Pilkada Jakarta 2024 : Pertarungan Antara Majapahit dengan Pajajaran
MoneyTalk,Jakarta – Pemilihan Gubernur Jakarta 2024 menjadi ajang pertarungan yang tak hanya sekadar kontestasi politik, melainkan juga simbolis. Dalam konteks budaya dan sejarah Nusantara, Pilkada Jakarta kali ini bisa dilihat sebagai pertarungan antara Pramono Anung, yang melambangkan simbol Majapahit, dan Ridwan Kamil, yang merepresentasikan simbol Pajajaran. Pertarungan ini membawa pesan-pesan historis yang mendalam, mengingatkan kita pada masa kejayaan dua kerajaan besar di tanah Jawa, Majapahit dan Pajajaran.
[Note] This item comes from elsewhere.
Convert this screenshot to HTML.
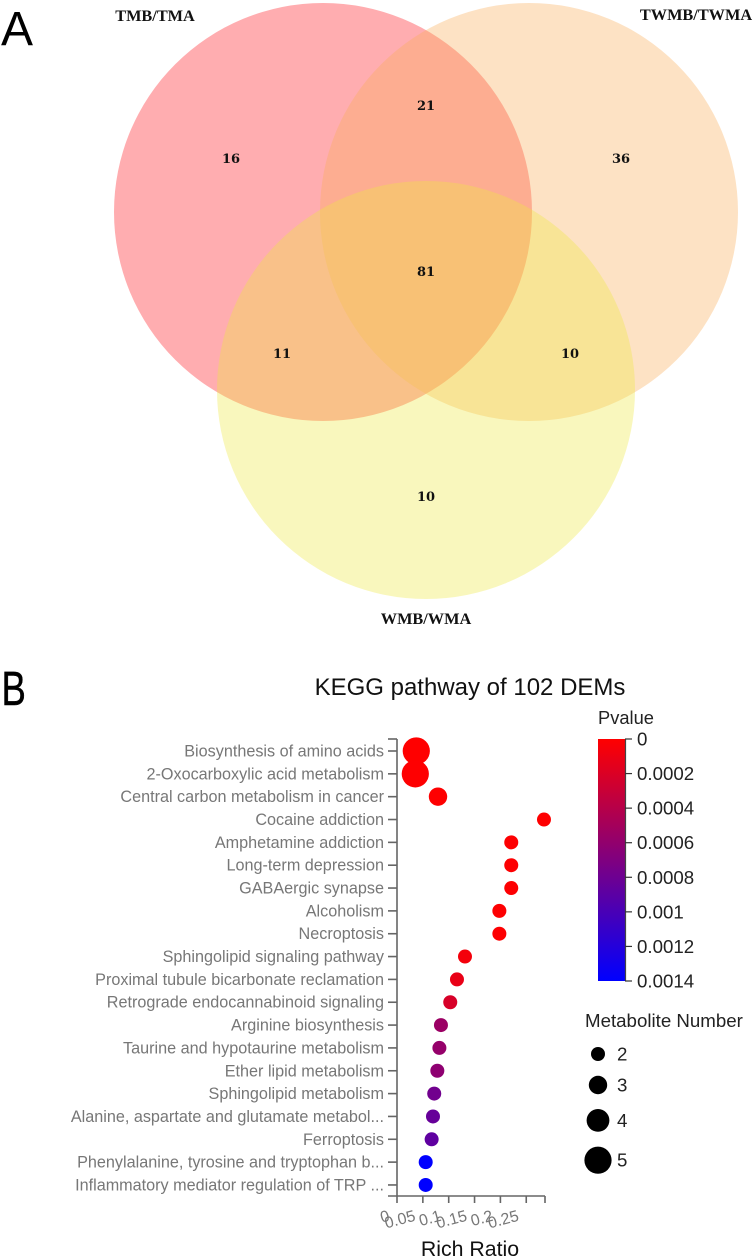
<!DOCTYPE html>
<html lang="en">
<head>
<meta charset="utf-8">
<title>Venn diagram and KEGG pathway bubble chart</title>
<style>
html,body{margin:0;padding:0;background:#fff;}
svg{display:block;}
text{font-family:"Liberation Sans",sans-serif;}
.venn-count{font-family:"DejaVu Serif","Liberation Serif",serif;font-weight:700;font-size:13px;fill:#111;text-anchor:middle;}
.venn-set{font-family:"Liberation Serif",serif;font-weight:700;font-size:16.3px;fill:#111;text-anchor:middle;}
</style>
</head>
<body>
<svg id="figure" width="754" height="1258" viewBox="0 0 754 1258" xmlns="http://www.w3.org/2000/svg">
  <defs>
    <linearGradient id="pvalue-gradient" x1="0" y1="0" x2="0" y2="1">
      <stop offset="0" stop-color="#ff0000"/>
      <stop offset="1" stop-color="#0000ff"/>
    </linearGradient>
  </defs>
  <rect width="754" height="1258" fill="#fff"/>

  <text x="1" y="45" font-size="48" fill="#000">A</text>
  <text transform="translate(1.5 705) scale(0.76 1)" font-size="48" fill="#000" stroke="#000" stroke-width="0.5">B</text>

  <g id="venn">
    <circle cx="323" cy="212" r="209" fill="rgb(255,0,8)" fill-opacity="0.32"/>
    <circle cx="529" cy="212" r="209" fill="rgb(249,173,88)" fill-opacity="0.354"/>
    <circle cx="426" cy="390" r="209" fill="rgb(238,232,64)" fill-opacity="0.345"/>
    <text class="venn-set" x="155" y="21">TMB/TMA</text>
    <text class="venn-set" x="696" y="20">TWMB/TWMA</text>
    <text class="venn-set" x="426" y="624">WMB/WMA</text>
    <text class="venn-count" x="231" y="163">16</text>
    <text class="venn-count" x="426" y="110">21</text>
    <text class="venn-count" x="621" y="163">36</text>
    <text class="venn-count" x="426" y="276">81</text>
    <text class="venn-count" x="282" y="358">11</text>
    <text class="venn-count" x="570" y="358">10</text>
    <text class="venn-count" x="426" y="501">10</text>
  </g>

  <text x="470" y="695" font-size="24" fill="#111" text-anchor="middle">KEGG pathway of 102 DEMs</text>
  <g id="bubble-chart"></g>
  <text x="470" y="1256" font-size="21.3" fill="#111" text-anchor="middle">Rich Ratio</text>

  <text x="598" y="724" font-size="18.3" fill="#222">Pvalue</text>
  <rect x="598" y="739" width="27" height="242" fill="url(#pvalue-gradient)"/>
  <g id="pvalue-axis"></g>

  <text x="585" y="1027" font-size="18.7" fill="#222">Metabolite Number</text>
  <g id="size-legend"></g>
</svg>

<script>
var categories = [
  "Biosynthesis of amino acids",
  "2-Oxocarboxylic acid metabolism",
  "Central carbon metabolism in cancer",
  "Cocaine addiction",
  "Amphetamine addiction",
  "Long-term depression",
  "GABAergic synapse",
  "Alcoholism",
  "Necroptosis",
  "Sphingolipid signaling pathway",
  "Proximal tubule bicarbonate reclamation",
  "Retrograde endocannabinoid signaling",
  "Arginine biosynthesis",
  "Taurine and hypotaurine metabolism",
  "Ether lipid metabolism",
  "Sphingolipid metabolism",
  "Alanine, aspartate and glutamate metabol...",
  "Ferroptosis",
  "Phenylalanine, tyrosine and tryptophan b...",
  "Inflammatory mediator regulation of TRP ..."
];
var richRatio = [0.0373, 0.0354, 0.0793, 0.2843, 0.221, 0.221, 0.221, 0.198, 0.198, 0.1315, 0.116, 0.103, 0.085, 0.082, 0.078, 0.072, 0.0696, 0.067, 0.0555, 0.0555];
var pValues = [0.000002, 0.000003, 0.000004, 0.000008, 0.00001, 0.00001, 0.00001, 0.00001, 0.00001, 0.00006, 0.00012, 0.00022, 0.00055, 0.00058, 0.00062, 0.00078, 0.00084, 0.00088, 0.0014, 0.0014];
var metaboliteCounts = [5, 5, 3, 2, 2, 2, 2, 2, 2, 2, 2, 2, 2, 2, 2, 2, 2, 2, 2, 2];
var xTickValues = [0, 0.05, 0.1, 0.15, 0.2, 0.25];
var xTickLabels = ["0", "0.05", "0.1", "0.15", "0.2", "0.25"];
var pvalueTicks = [0, 0.0002, 0.0004, 0.0006, 0.0008, 0.001, 0.0012, 0.0014];
var pvalueTickLabels = ["0", "0.0002", "0.0004", "0.0006", "0.0008", "0.001", "0.0012", "0.0014"];
var sizeLegendValues = [2, 3, 4, 5];

var NS = "http://www.w3.org/2000/svg";
var AXIS_COLOR = "#666";
var plotLeft = 397, plotRight = 545, plotTop = 739, plotBottom = 1196;
var firstRowY = 751, rowStep = 22.84;

function xScale(v) { return plotLeft + v * 517; }
function yScale(i) { return firstRowY + i * rowStep; }
function rScale(n) { return 7 + (n - 2) * 2.2; }
function pvalueY(p) { return 739 + (p / 0.0014) * 242; }
function pvalueColor(p) {
  var t = Math.max(0, Math.min(1, p / 0.0014));
  return "rgb(" + Math.round(255 * (1 - t)) + ",0," + Math.round(255 * t) + ")";
}
function make(tag, parent, attrs, content) {
  var el = document.createElementNS(NS, tag);
  for (var k in attrs) { el.setAttribute(k, attrs[k]); }
  if (content !== undefined) { el.textContent = content; }
  parent.appendChild(el);
  return el;
}

var chart = document.getElementById("bubble-chart");
var el;

el = make("line", chart, {x1: plotLeft, x2: plotLeft, y1: plotTop, y2: plotBottom, stroke: AXIS_COLOR, "stroke-width": 1.6});


el = make("line", chart, {x1: 388, x2: plotRight, y1: plotBottom, y2: plotBottom, stroke: AXIS_COLOR, "stroke-width": 1.6});


el = make("line", chart, {x1: 388, x2: plotLeft, y1: plotTop, y2: plotTop, stroke: AXIS_COLOR, "stroke-width": 1.6});


el = make("line", chart, {x1: plotRight, x2: plotRight, y1: plotBottom, y2: plotBottom + 7, stroke: AXIS_COLOR, "stroke-width": 1.6});



xTickValues.forEach(function (v, i) {
  var x = xScale(v);
  var tick = make("line", chart, {x1: x, x2: x, y1: plotBottom, y2: plotBottom + 7, stroke: AXIS_COLOR, "stroke-width": 1.6});
  
  
  var lx = x - 8, ly = 1215;
  var label = make("text", chart, {x: lx, y: ly, dy: "0.35em", "font-size": 16, fill: "#777", "text-anchor": "end", transform: "rotate(-15 " + lx + " " + ly + ")"}, xTickLabels[i]);
  
  
});

categories.forEach(function (name, i) {
  var y = yScale(i);
  var tick = make("line", chart, {x1: 388, x2: plotLeft, y1: y, y2: y, stroke: AXIS_COLOR, "stroke-width": 1.6});
  
  
  var label = make("text", chart, {x: 384, y: y + 5.5, "font-size": 16.2, fill: "#777", "text-anchor": "end"}, name);
  
  
});

categories.forEach(function (name, i) {
  var dot = make("circle", chart, {cx: xScale(richRatio[i]), cy: yScale(i), r: rScale(metaboliteCounts[i]), fill: pvalueColor(pValues[i])});
  
  
});

var pvalueAxis = document.getElementById("pvalue-axis");
el = make("line", pvalueAxis, {x1: 625.5, x2: 625.5, y1: 739, y2: 981, stroke: "#444", "stroke-width": 1.2});


pvalueTicks.forEach(function (p, i) {
  var y = pvalueY(p);
  var tick = make("line", pvalueAxis, {x1: 625, x2: 632, y1: y, y2: y, stroke: "#333", "stroke-width": 1.2});
  
  
  var label = make("text", pvalueAxis, {x: 637, y: y + 6.5, "font-size": 18.7, fill: "#222"}, pvalueTickLabels[i]);
  
  
});

var sizeLegend = document.getElementById("size-legend");
var sizeLegendY = 1054;
sizeLegendValues.forEach(function (n) {
  var r = rScale(n);
  var c = make("circle", sizeLegend, {cx: 598, cy: sizeLegendY, r: r, fill: "#000"});
  
  
  var t = make("text", sizeLegend, {x: 617, y: sizeLegendY + 6.5, "font-size": 18.7, fill: "#222"}, String(n));
  
  
  sizeLegendY += 2 * r + 17;
});
</script>
</body>
</html>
Pramono Anung, dengan latar belakang politiknya yang panjang dan kedekatannya dengan lingkar kekuasaan, dianggap sebagai figur yang memiliki pengaruh kuat dalam politik nasional. Majapahit, sebagai kerajaan yang pernah menguasai Nusantara, dikenal dengan kekuatan politik dan pengaruh budayanya yang besar. Pramono Anung, yang berasal dari partai penguasa, PDI Perjuangan, dengan rekam jejaknya yang panjang, dianggap sebagai penerus tradisi kekuasaan yang terorganisir dan stabil.
Majapahit juga dikenal dengan kemampuannya dalam mempersatukan wilayah-wilayah di Nusantara. Dalam konteks ini, Pramono Anung melambangkan upaya untuk menjaga kesatuan dan kestabilan politik di Jakarta, sebuah kota yang sering kali menjadi pusat konflik politik dan sosial. Dia dianggap sebagai simbol kekuatan sentral yang berusaha mempertahankan tatanan yang sudah ada, sama seperti bagaimana Majapahit dulu mempertahankan hegemoni politiknya.
Di sisi lain, Ridwan Kamil, Gubernur Jawa Barat yang kini mencalonkan diri sebagai Gubernur Jakarta, merepresentasikan simbol Pajajaran. Pajajaran adalah kerajaan yang dikenal dengan budaya Sunda dan kedekatannya dengan alam serta masyarakat. Ridwan Kamil, yang selama ini dikenal sebagai pemimpin yang merakyat dan inovatif, dianggap sebagai simbol dari kekuatan yang lebih organik, dekat dengan masyarakat, dan mengedepankan kearifan lokal.
Pajajaran, dengan pusat kekuasaannya di wilayah yang kini menjadi bagian dari Jawa Barat, memiliki hubungan sejarah yang kuat dengan Jakarta, khususnya Sunda Kelapa. Ridwan Kamil, dengan latar belakang arsitek dan pemimpin yang pro-rakyat, mencerminkan semangat inovasi dan kedekatan dengan budaya lokal yang pernah dimiliki Pajajaran. Kehadirannya dalam Pilkada Jakarta dianggap sebagai tantangan terhadap hegemoni kekuasaan sentral, menawarkan alternatif kepemimpinan yang lebih segar dan kreatif.
Pertarungan antara Pramono Anung dan Ridwan Kamil dalam Pilkada Jakarta 2024 ini lebih dari sekadar kompetisi politik biasa. Ini adalah pertarungan simbolik antara kekuatan sentralisasi dan desentralisasi, antara tradisi politik yang mapan dengan inovasi yang merakyat. Pramono Anung mewakili kekuatan Majapahit, yang berusaha mempertahankan pengaruh dan kekuasaan yang sudah ada, sementara Ridwan Kamil mewakili semangat Pajajaran yang ingin membawa perubahan dan keberlanjutan yang lebih dekat dengan kebutuhan rakyat.
Jakarta, sebagai ibu kota negara, memang sering kali menjadi panggung utama pertarungan politik nasional. Namun, kali ini, pertarungan tersebut juga membawa nuansa historis yang kaya, mengingatkan kita pada masa lalu yang penuh dengan dinamika politik dan sosial.
Dalam konteks ini, Pilkada Jakarta 2024 bukan hanya soal siapa yang akan memimpin ibu kota, tetapi juga tentang bagaimana kita memahami dan meresapi kembali sejarah dan budaya kita. Apakah Jakarta akan terus berada di bawah pengaruh kekuatan sentral yang mapan, ataukah akan memberikan ruang bagi inovasi dan kepemimpinan yang lebih dekat dengan masyarakat? Jawaban dari pertanyaan ini akan menentukan arah masa depan Jakarta dan, pada akhirnya, masa depan Indonesia.